Yeah, pretty much. I'ma ask 1503 Henry how he works his bulls.


----------



## BLUE PIT BULL MAN (May 22, 2009)

good idea he has it down!


----------



## American_Pit13 (Apr 23, 2007)

No you couldn't get a pup from those two looking like 1503 dogs. You could get it conditioned and in better shape than those dogs, but 1503 dogs are not just in good shape , but bred with better proportions and builds to begin with.


----------



## PBN (Aug 1, 2009)

Might as well try to buy one from Henry. loool


----------



## reddoggy (Jan 31, 2008)

I recognize that hand and the baggy pants.... Is that top one a mikeland dog? I have a bunch of pix of his dogs and they all have the same background.


----------



## PBN (Aug 1, 2009)

I forgot where I got the pics from. lool


----------



## AlabamaPits (Sep 20, 2009)

*IMO WORKING A DOG OUT HAS ALOT 2 DO WITH THE FATNESS!*


----------



## Bully_Boy_Joe (Jul 7, 2008)

BLUE PIT BULL MAN said:


> you can make your dog thinner and more defined but it will be geneticly the same.
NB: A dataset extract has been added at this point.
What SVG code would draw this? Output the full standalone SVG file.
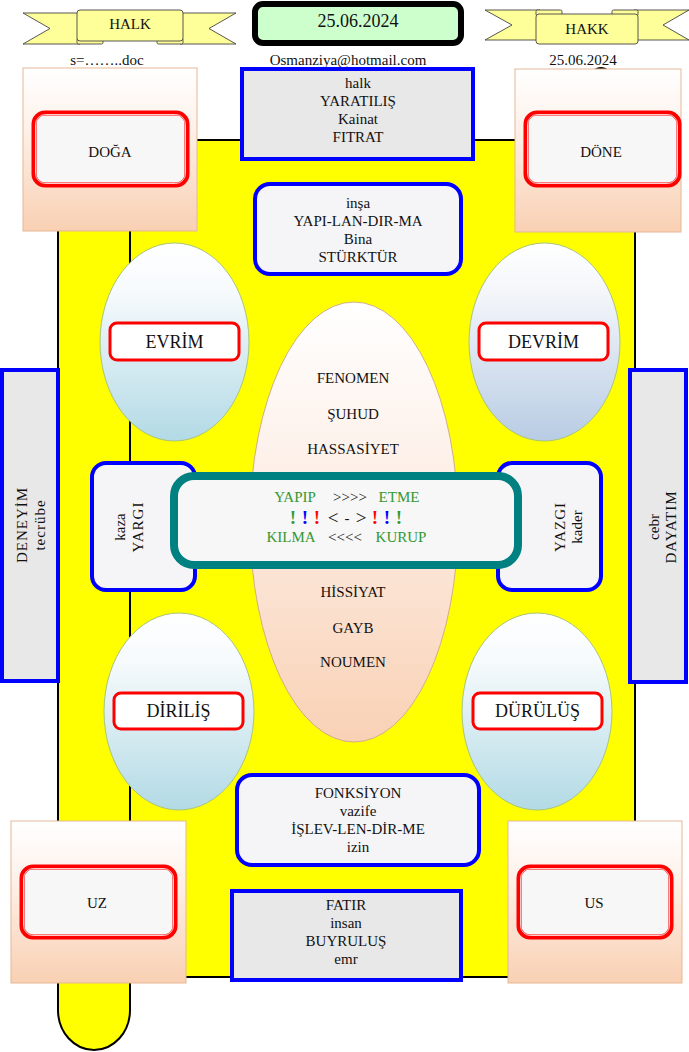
<svg xmlns="http://www.w3.org/2000/svg" width="689" height="1052" viewBox="0 0 689 1052">
<defs>
<linearGradient id="gPeach" x1="0" y1="0" x2="0" y2="1"><stop offset="0" stop-color="#FFFFFF"/><stop offset="0.3" stop-color="#FEF4EE"/><stop offset="1" stop-color="#F9D0B3"/></linearGradient>
<linearGradient id="gBlue" x1="0" y1="0" x2="0" y2="1"><stop offset="0" stop-color="#FFFFFF"/><stop offset="0.25" stop-color="#F6FAFC"/><stop offset="1" stop-color="#B2DAE5"/></linearGradient>
<linearGradient id="gSteel" x1="0" y1="0" x2="0" y2="1"><stop offset="0" stop-color="#FFFFFF"/><stop offset="0.25" stop-color="#F4F6FA"/><stop offset="1" stop-color="#B8CCE4"/></linearGradient>
<linearGradient id="gCenter" x1="0" y1="0" x2="0" y2="1"><stop offset="0" stop-color="#FFFFFF"/><stop offset="0.35" stop-color="#FDF1EA"/><stop offset="1" stop-color="#F9D1B5"/></linearGradient>
<style>
text{font-family:"Liberation Serif","Times New Roman",serif;font-size:15px;fill:#111;text-anchor:middle}
.rib{fill:#FFFF99;stroke:#444;stroke-width:0.9}
.panel{fill:url(#gPeach);stroke:#E5B896;stroke-width:1}
.redO{fill:#F7F7F7;stroke:#FF0000;stroke-width:5}
.redI{fill:none;stroke:#FFFFFF;stroke-width:0.8}
.redS{fill:#FFFFFF;stroke:#FF0000;stroke-width:3}
.blueG{fill:#E8E8E8;stroke:#0000FF;stroke-width:4}
.blueW{fill:#F5F5F7;stroke:#0000FF;stroke-width:4}
.ell{stroke:#A9C47F;stroke-width:1}
.g{fill:#339933}
.big{font-size:19px;font-weight:bold}
</style>
</defs>

<g id="scroll">
<rect x="130" y="140" width="505" height="837" fill="#FFFF00" stroke="#000" stroke-width="2"/>
<path d="M58,140 L58,1010 A36,40 0 0 0 130,1010 L130,140 Z" fill="#FFFF00" stroke="#000" stroke-width="2"/>
</g>

<g id="ribbon-halk">
<polygon class="rib" points="23,13 80,13 80,44 23,44 50,28.5"/>
<polygon class="rib" points="236,13 180,13 180,44 236,44 209,28.5"/>
<rect class="rib" x="77" y="38" width="26" height="6" rx="1.5"/>
<rect class="rib" x="157" y="38" width="26" height="6" rx="1.5"/>
<rect class="rib" x="77" y="10" width="106" height="31" rx="3"/>
<text x="130" y="29">HALK</text>
</g>

<g id="ribbon-hakk">
<polygon class="rib" points="485,10 540,10 540,40 485,40 512,25"/>
<polygon class="rib" points="689,10 634,10 634,40 689,40 663,25"/>
<rect class="rib" x="536" y="10" width="26" height="6" rx="1.5"/>
<rect class="rib" x="612" y="10" width="26" height="6" rx="1.5"/>
<rect class="rib" x="536" y="14" width="102" height="30" rx="3"/>
<text x="587" y="34">HAKK</text>
</g>

<g id="date-box">
<rect x="255" y="4" width="206" height="39" rx="8" fill="#CCFFCC" stroke="#000" stroke-width="6"/>
<text x="358" y="27" style="font-size:18px">25.06.2024</text>
</g>

<g id="header-texts">
<text x="107" y="65">s=……..doc</text>
<text x="348" y="65">Osmanziya@hotmail.com</text>
<text x="583" y="65">25.06.2024</text>
<path d="M592,71 Q601,63 610,71 Z" fill="#000"/>
</g>

<g id="doga">
<rect class="panel" x="23" y="68" width="174" height="163"/>
<rect class="redO" x="34" y="113" width="153" height="72" rx="11"/>
<rect class="redI" x="35.5" y="114.5" width="150" height="69" rx="10"/>
<text x="110" y="157">DOĞA</text>
</g>

<g id="done">
<rect class="panel" x="515" y="69" width="166" height="163"/>
<rect class="redO" x="526" y="113" width="153" height="72" rx="11"/>
<rect class="redI" x="527.5" y="114.5" width="150" height="69" rx="10"/>
<text x="601" y="157">DÖNE</text>
</g>

<g id="yaratilis">
<rect class="blueG" x="242" y="69" width="231" height="90"/>
<text x="358" y="88">halk</text>
<text x="358" y="106">YARATILIŞ</text>
<text x="358" y="124">Kainat</text>
<text x="358" y="142">FITRAT</text>
</g>

<g id="insa">
<rect class="blueW" x="255" y="184" width="206" height="90" rx="15"/>
<text x="358" y="208">inşa</text>
<text x="358" y="226">YAPI-LAN-DIR-MA</text>
<text x="358" y="244">Bina</text>
<text x="358" y="262">STÜRKTÜR</text>
</g>

<g id="evrim">
<ellipse class="ell" cx="174.5" cy="342" rx="74.5" ry="99" fill="url(#gBlue)"/>
<rect class="redS" x="110" y="323" width="129" height="37" rx="7"/>
<text x="174.5" y="348" style="font-size:18px">EVRİM</text>
</g>

<g id="devrim">
<ellipse class="ell" cx="544.5" cy="342" rx="75.5" ry="99" fill="url(#gSteel)"/>
<rect class="redS" x="479" y="323" width="129" height="37" rx="7"/>
<text x="543.5" y="348" style="font-size:18px">DEVRİM</text>
</g>

<g id="dirilis">
<ellipse class="ell" cx="179" cy="711.5" rx="75" ry="98.5" fill="url(#gBlue)"/>
<rect class="redS" x="114" y="693" width="129" height="36" rx="7"/>
<text x="178.5" y="717" style="font-size:18px">DİRİLİŞ</text>
</g>

<g id="durulus">
<ellipse class="ell" cx="537" cy="711.5" rx="75" ry="98.5" fill="url(#gBlue)"/>
<rect class="redS" x="473" y="693" width="129" height="36" rx="7"/>
<text x="537.5" y="717" style="font-size:18px">DÜRÜLÜŞ</text>
</g>

<g id="center-ellipse">
<ellipse cx="354" cy="522" rx="104" ry="220" fill="url(#gCenter)" stroke="#D2AE86" stroke-width="1"/>
<text x="353" y="383">FENOMEN</text>
<text x="353" y="419">ŞUHUD</text>
<text x="353" y="454">HASSASİYET</text>
<text x="353" y="597">HİSSİYAT</text>
<text x="353" y="633">GAYB</text>
<text x="353" y="667">NOUMEN</text>
</g>

<g id="deneyim">
<rect class="blueG" x="2" y="370" width="56" height="311"/>
<text transform="translate(27,525) rotate(-90)" style="letter-spacing:1px">DENEYİM</text>
<text transform="translate(45,525) rotate(-90)" style="letter-spacing:1px">tecrübe</text>
</g>

<g id="dayatim">
<rect class="blueG" x="630" y="370" width="56" height="312"/>
<text transform="translate(659,527) rotate(-90)">cebr</text>
<text transform="translate(676,527) rotate(-90)" style="letter-spacing:1px">DAYATIM</text>
</g>

<g id="kaza">
<rect class="blueW" x="92" y="463" width="103" height="127" rx="14"/>
<text transform="translate(125,527) rotate(-90)">kaza</text>
<text transform="translate(143,527) rotate(-90)" style="letter-spacing:1px">YARGI</text>
</g>

<g id="yazgi">
<rect class="blueW" x="498" y="463" width="103" height="127" rx="14"/>
<text transform="translate(565,527) rotate(-90)" style="letter-spacing:1px">YAZGI</text>
<text transform="translate(582,527) rotate(-90)">kader</text>
</g>

<g id="center-box">
<rect x="174" y="476" width="344" height="89" rx="20" fill="#F7F7F7" stroke="#008080" stroke-width="8"/>
<text x="295" y="502" class="g">YAPIP</text>
<text x="350" y="502">&gt;&gt;&gt;&gt;</text>
<text x="399" y="502" class="g">ETME</text>
<text x="293" y="524" class="big" style="fill:#339933">!</text>
<text x="305" y="524" class="big" style="fill:#0000FF">!</text>
<text x="317" y="524" class="big" style="fill:#FF0000">!</text>
<text x="333" y="524" style="font-size:19px">&lt;</text>
<text x="347" y="523" style="font-size:15px">-</text>
<text x="361" y="524" style="font-size:19px">&gt;</text>
<text x="375" y="524" class="big" style="fill:#FF0000">!</text>
<text x="387" y="524" class="big" style="fill:#0000FF">!</text>
<text x="399" y="524" class="big" style="fill:#339933">!</text>
<text x="291" y="542" class="g">KILMA</text>
<text x="345" y="542">&lt;&lt;&lt;&lt;</text>
<text x="401" y="542" class="g">KURUP</text>
</g>

<g id="fonksiyon">
<rect class="blueW" x="237" y="775" width="242" height="90" rx="15"/>
<text x="358" y="798">FONKSİYON</text>
<text x="358" y="816">vazife</text>
<text x="358" y="834">İŞLEV-LEN-DİR-ME</text>
<text x="358" y="852">izin</text>
</g>

<g id="uz">
<rect class="panel" x="11" y="821" width="175" height="162"/>
<rect class="redO" x="22" y="867" width="153" height="70" rx="11"/>
<rect class="redI" x="23.5" y="868.5" width="150" height="67" rx="10"/>
<text x="97" y="908">UZ</text>
</g>

<g id="us">
<rect class="panel" x="508" y="821" width="174" height="162"/>
<rect class="redO" x="519" y="867" width="152" height="70" rx="11"/>
<rect class="redI" x="520.5" y="868.5" width="149" height="67" rx="10"/>
<text x="594" y="908">US</text>
</g>

<g id="fatir">
<rect class="blueG" x="232" y="891" width="229" height="89"/>
<text x="346" y="910">FATIR</text>
<text x="346" y="928">insan</text>
<text x="346" y="946">BUYRULUŞ</text>
<text x="346" y="964">emr</text>
</g>

<g id="connectors"/>
</svg>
Diddo I would also like to add that a conditioned dog is not all you have to worry about. You must also consider the build and confirmation of the parents. Like that first dogs 4 head is just all off makes him look like a mutant or something. All in all genetics plays a huge role in physical development as well.


----------



## eliezer (Nov 13, 2008)

the dogs will look like there parents its all genetics. 
the pups will be thick boned and always prone to be overweight.
there chest will be too big to breathe correctly and their heads will 
over power there necks. believe it or not in the ambully world those
dogs is what you consider bullies and the breeders know that they are 
just bred for a certain look not ability or conformation.
these are also the type of dogs that dont live past 7-10 years old.

if(probably never) i were to get a ambully i would go with something crossed
with razors edge and mikelands dogs and look for a breeding of more leggier dogs.


----------